Management has guided to $1 billion in revenues for the current quarter, which is in line with Wall Street consensus.

Growth in Newer Business Lines

During a conference call with analysts, CEO Dave Girouard said that with respect to the auto business, “the dealership adoption right now is like nothing we’ve seen in the past, and the volume of loan requests and closed agreements from our dealer partners is on a steep climb. This is a recent phenomenon.”

Girouard said that the newer businesses in home and auto attracted almost 20% of new borrowers to the platform, including the small dollar loan product, which grew 40% sequentially, crossing more than $100 million in originations in the latest period. 

“Our growth last quarter was not a result of dramatic macro improvements or Fed rate decreases,” he said. “Our growth was primarily on the back of model improvements.”

Upstart’s models, he added, powered by AI, helped drive conversion rates from 19% in Q1 to 24% in Q2. The improvements were tied to Model 22, which the company launched in early May.

Funding Pipeline Outlook

“Our funding partnerships have been both durable and scalable, allowing us to grow rapidly while delivering the target returns our partners expect,” Girouard said. “With respect to banks and credit unions, we expect to reach a new all time high for monthly available funding in Q3, surpassing our prior peak from early 2022. The funding markets continue to improve as the year progresses, particularly since the Liberation Day fears in early April subsided.”

Added Girouard: “We’re building the ‘always on everything store’ for credit, aiming to persistently underwrite 100% of Americans.”

Upstart Co-founder and CTO Paul Gu said on the call that the model upgrades had translated into “numerous improvements and optimizations to how customers can pay, how much they pay, and when they pay.
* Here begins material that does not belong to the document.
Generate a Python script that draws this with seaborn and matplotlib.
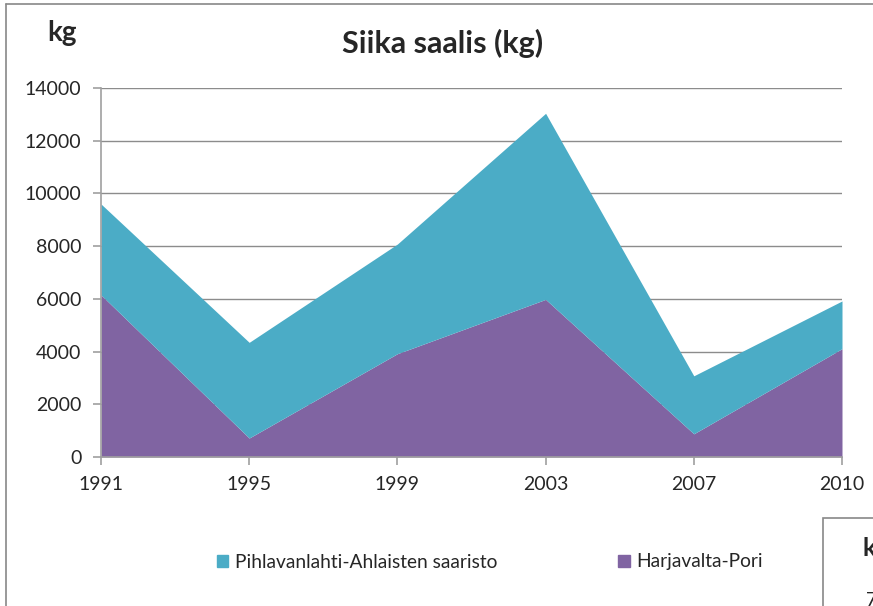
import numpy as np
import matplotlib.pyplot as plt
import seaborn as sns
from matplotlib.patches import Patch, Rectangle

years = ['1991', '1995', '1999', '2003', '2007', '2010']
harjavalta = [6150, 720, 3920, 5980, 880, 4110]
total = [9600, 4350, 8080, 13040, 3080, 5920]
pihlavanlahti = [t - h for t, h in zip(total, harjavalta)]
yticks = [0, 2000, 4000, 6000, 8000, 10000, 12000, 14000]

teal = '#4BACC6'
purple = '#8064A2'
grey = '#A0A0A0'

sns.set_style('white')
plt.rcParams['font.family'] = ['Lato', 'DejaVu Sans']

fig = plt.figure(figsize=(8.73, 6.06), dpi=100)
ax = fig.add_axes([101 / 873, 1 - 457 / 606, 741 / 873, 369 / 606])

x = np.arange(len(years))
ax.stackplot(x, harjavalta, pihlavanlahti, colors=[purple, teal], linewidth=0)

ax.set_xlim(0, len(years) - 1)
ax.set_ylim(0, 14000)
ax.set_xticks(x)
ax.set_xticklabels(years)
ax.set_yticks(yticks)
ax.set_yticklabels([str(v) for v in yticks])
ax.yaxis.grid(True, color='#8C8C8C', linewidth=1)
ax.set_axisbelow(True)
for s in ['top', 'right']:
    ax.spines[s].set_visible(False)
for s in ['left', 'bottom']:
    ax.spines[s].set_color(grey)
    ax.spines[s].set_linewidth(1.2)
ax.tick_params(axis='both', direction='out', length=6, color=grey, width=1.2,
               labelsize=14, pad=8, left=True, bottom=True)

# outer chart frame
fig.add_artist(plt.Line2D([6 / 873, 6 / 873], [0, 1 - 4 / 606], color='#888888', lw=1.2))
fig.add_artist(plt.Line2D([6 / 873, 1], [1 - 4 / 606, 1 - 4 / 606], color='#888888', lw=1.2))

fig.text(62 / 873, 1 - 33 / 606, 'kg', ha='center', va='center', fontsize=20, fontweight='bold')
fig.text(443 / 873, 1 - 43 / 606, 'Siika saalis (kg)', ha='center', va='center',
         fontsize=22, fontweight='bold')

handles = [Patch(color=teal, label='Pihlavanlahti-Ahlaisten saaristo'),
           Patch(color=purple, label='Harjavalta-Pori')]
fig.legend(handles=handles, loc='center', bbox_to_anchor=(490 / 873, 1 - 562 / 606), ncol=2,
           frameon=False, fontsize=13.8, handlelength=0.6, handleheight=0.6,
           handletextpad=0.35, columnspacing=6.3, borderpad=0)

# neighbouring chart box, cut at the edge
fig.add_artist(Rectangle((823 / 873, -0.05), 0.2, 1 - 518 / 606 + 0.05, fill=False,
                         edgecolor='#888888', lw=1.2))
fig.text(862 / 873, 1 - 548 / 606, 'k', ha='left', va='center', fontsize=18, fontweight='bold')
fig.text(866 / 873, 1 - 600 / 606, '7', ha='left', va='center', fontsize=14)

fig.savefig('out.png', dpi=100)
As a result, year-over-year population adjusted delinquency rates are down 20%, and raw delinquency rates are down 32%.”

CFO Sanjay Datta said in remarks on the call that “the broader macro has been idling in regards to its impact on credit trends, registering as neither a significant headwind nor tailwind over the past months.” Fee-based revenues were up 84%, he said, and was 15% better than guidance.

“Average loan size of approximately $7,570 was 15% lower than the prior quarter as model advancements drove higher approval rates in smaller loan amounts,” Datta said. Management also noted on the call that the shift to small dollar loan products also has moved to drive average loan sizes down.

Asked on the call about the competitive nature of the markets, Girouard said that the improved funding environment “does tend to bring more competitors into the space. So unsurprisingly, it’s a fairly competitive game these days … We’re very focused on having best offers both at super prime level and at our core business as well. We’re confident in our ability to grow our market share and keep our strength in those markets.”

As for the state of the consumer, Datta said: “We’ve been consistent in saying that the American consumer in aggregate is probably overspending relative to the income levels that we’re earning and that’s been true for a while now. If that balance improves, we would expect that credit trends would improve as well.”